Wild Indian, 2021.
Written and directed by Lyle Mitchell Corbine Jr.
Starring Michael Greyeyes, Chaske Spencer, Jesse Eisenberg, Kate Bosworth, Phoenix Wilson, and Julian Gopal.
Two men learn to confront a traumatic secret they share involving the savage murder of a schoolmate.
If the joy of film festivals often lies in witnessing the emergence of little-known filmmakers on a grand stage, many are sure to leave Sundance 2021 buzzing about Lyle Mitchell Corbine Jr. and his feature debut Wild Indian.
Painting with an epic, centuries-spanning canvas inside an impressively tight 90 minutes, Corbine Jr.’s uncommonly disciplined debut considers the familial, cultural, and communal ghosts plaguing two Indigenous men, in turn delivering a thriller harbouring a strange, haunting power.
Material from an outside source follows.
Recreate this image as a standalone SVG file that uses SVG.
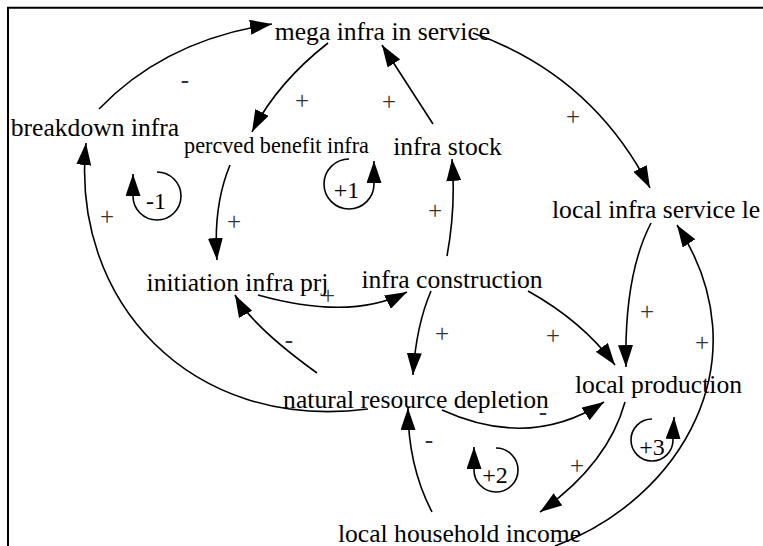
<svg xmlns="http://www.w3.org/2000/svg" width="763" height="546" viewBox="0 0 763 546">
<style>
.n{font-family:"Liberation Serif","Times New Roman",serif;font-size:25.6px;fill:#000;text-anchor:middle}
.s{font-family:"Liberation Serif","Times New Roman",serif;font-size:25px;fill:#333;text-anchor:middle}
.l{font-family:"Liberation Serif","Times New Roman",serif;font-size:24px;fill:#000;text-anchor:middle}
.c{fill:none;stroke:#000;stroke-width:1.6;marker-end:url(#ah)}
</style>
<defs>
<marker id="ah" viewBox="0 0 22 15" refX="22" refY="7.5" markerWidth="22" markerHeight="15" markerUnits="userSpaceOnUse" orient="auto">
<path d="M0,0 L22,7.5 L0,15 z" fill="#000"/>
</marker>
</defs>
<rect width="763" height="546" fill="#fff"/>
<path d="M8,546 V7.8 H763" fill="none" stroke="#000" stroke-width="2"/>

<g id="connectors">
<path class="c" d="M99,109 Q165,40 272,24"/>
<path class="c" d="M328,43 Q277,83 252,132"/>
<path class="c" d="M433,124 L382,45"/>
<path class="c" d="M473,33 Q592,75 650,188"/>
<path class="c" d="M230,165 Q213,206 217,260"/>
<path class="c" d="M258,295 Q351,321 407,292"/>
<path class="c" d="M447,256 Q456,207 452,159"/>
<path class="c" d="M431,291 Q416,326 413,375"/>
<path class="c" d="M528,291 Q582,321 615,365"/>
<path class="c" d="M651,223 Q624,275 626,367"/>
<path class="c" d="M555,546 C680,500 765,360 677,225"/>
<path class="c" d="M625,402 Q608,464 540,512"/>
<path class="c" d="M442,410 Q530,450 604,402"/>
<path class="c" d="M432,512 Q408,466 408,408"/>
<path class="c" d="M317,373 Q252,326 235,295"/>
<path class="c" d="M368,409 C190,432 70,300 86,143"/>
</g>

<g id="signs">
<text class="s" x="185" y="88">-</text>
<text class="s" x="302" y="108.5">+</text>
<text class="s" x="389" y="109.5">+</text>
<text class="s" x="573" y="124.5">+</text>
<text class="s" x="107" y="224.5">+</text>
<text class="s" x="234" y="229.5">+</text>
<text class="s" x="435" y="218.5">+</text>
<text class="s" x="328" y="303.5">+</text>
<text class="s" x="289" y="348">-</text>
<text class="s" x="442" y="341.5">+</text>
<text class="s" x="553" y="343.5">+</text>
<text class="s" x="647" y="319.5">+</text>
<text class="s" x="702" y="350.5">+</text>
<text class="s" x="543" y="420">-</text>
<text class="s" x="429" y="448">-</text>
<text class="s" x="577" y="473.5">+</text>
</g>

<g id="loop-minus1">
<path class="c" d="M157,172 A24,24 0 1 1 133,196 L133,174"/>
<text class="l" x="156" y="209">-1</text>
</g>
<g id="loop-plus1">
<path class="c" d="M349,159 A25,25 0 1 0 374,184 L374,161"/>
<text class="l" x="346.5" y="198">+1</text>
</g>
<g id="loop-plus2">
<path class="c" d="M496,448 A22,22 0 1 1 474,470 L474,447"/>
<text class="l" x="495" y="483">+2</text>
</g>
<g id="loop-plus3">
<path class="c" d="M652,419 A21,21 0 1 0 673,440 L674,417"/>
<text class="l" x="652" y="455">+3</text>
</g>

<g id="mega-infra-in-service"><text class="n" x="382.5" y="40">mega infra in service</text></g>
<g id="breakdown-infra"><text class="n" x="95" y="136">breakdown infra</text></g>
<g id="percved-benefit-infra"><text class="n" x="276.5" y="153" style="font-size:22.2px">percved benefit infra</text></g>
<g id="infra-stock"><text class="n" x="447.5" y="155">infra stock</text></g>
<g id="local-infra-service-level"><text class="n" x="552" y="218" style="text-anchor:start">local infra service le</text></g>
<g id="initiation-infra-prj"><text class="n" x="237.5" y="291">initiation infra prj</text></g>
<g id="infra-construction"><text class="n" x="452" y="288">infra construction</text></g>
<g id="local-production"><text class="n" x="658.5" y="393">local production</text></g>
<g id="natural-resource-depletion"><text class="n" x="416" y="408">natural resource depletion</text></g>
<g id="local-household-income"><text class="n" x="459.5" y="542">local household income</text></g>
</svg>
Primarily set across two time periods, the story begins in 1988 Wisconsin, centered on Indigenous first cousins Makwa (Phoenix Wilson) and Teddo (Julian Gopal). Makwa is subject to abuse both at school and home, pummelled by classmates and his own abusive father alike, breeding a simmering contempt for his own station in life – his own position as an Anishinaabe boy, even.
This culminates in a shocking end-of-first-act incident where Makwa shoots dead another boy living on his reservation, before convincing Teddo – to whose father the offending gun belongs – to help him bury the body.
At this point the action shifts to 2019. Makwa (Michael Greyeyes) now lives in California and goes by the name Michael Peterson, having effectively abandoned his old life, community, and culture in Wisconsin. He plays golf on the weekends, works a typical office job, has an attractive causasian wife, Greta (Kate Bosworth), and a son with another child on the way.
From the initially innocuous moment that Michael talks to a colleague, Jerry (Jesse Eisenberg, in a surprising three-scene cameo), about expressing a desire to cut his plaited hair, Michael’s resentment of his heritage becomes painfully clear.
In one memorable scene later, he outwardly derides himself and his people as the descendants of cowards, insisting that “everyone worthwhile died fighting.” This circles neatly back to the film’s brief opening scene, which takes place “some time ago” and depicts what’s implied to be one of Michael’s ancestors – also played by Greyeyes – due to suffer an inglorious death from smallpox.
When we catch up with Teddo (Chaske Spencer), he’s being released from a stint in prison and touts a variety of tattoos – including one on his neck denoting his Objibwe status – suggesting he hasn’t so easily let go of his roots. Teddo returns home to live with his sister and her son, but struggles to find gainful employment beyond the most menial, back-of-house labour. As much as Teddo clearly relishes the opportunity to connect with his nephew, it’s also obvious that the events of three decades prior are ticking over in his mind, prompting him to confront his past.
The dramatic irony central to Wild Indian is of the killer living prosperously – by any typical, western definition of success, at least – while his former unwitting aide lives a life defined by self-annihilation. It isn’t a spoiler to say that circumstances soon set the two on a collision course in the present, one which sees the director subvert audience expectations with the bold confidence of a filmmaker many years his senior.
And while some of the narrative turns certainly surprise, they all feel entirely in the service of Corbine Jr.’s study of identity and masculinity, while a quiet, slow-building unease is sustained by the outstanding performances from the two leads. As Michael, Greyeyes is effortlessly menacing, his penchant for violence and intimidation belying a deep-seated insecurity with his own place in the world. Equally brilliant is Spencer’s Teddo, carrying an enormous weight of guilt on his back and literal decades of regret, a wealth of anguish splashed across his tattooed face.
If there are some elements sure to raise eyebrows – a jarring scene in which a priest verbalises the film’s central themes a little too blatantly, and an elliptical ending that might be too slight for its own good – there’s nevertheless a substantial pull to the dense tableau the filmmaker and cast have crafted here.
Corbine Jr.’s strong formal control, accentuated by Eli Born’s full-bodied cinematography and a Gavin Brivik score filled with taut, sweeping strings, ensures every corner of his picture is as handsome as it is robust.
Wild Indian is a ruthlessly efficient, stripped-down neo-noir and potent expression of cultural, generational trauma, immediately announcing writer-director Lyle Mitchell Corbine Jr. as a talent to watch.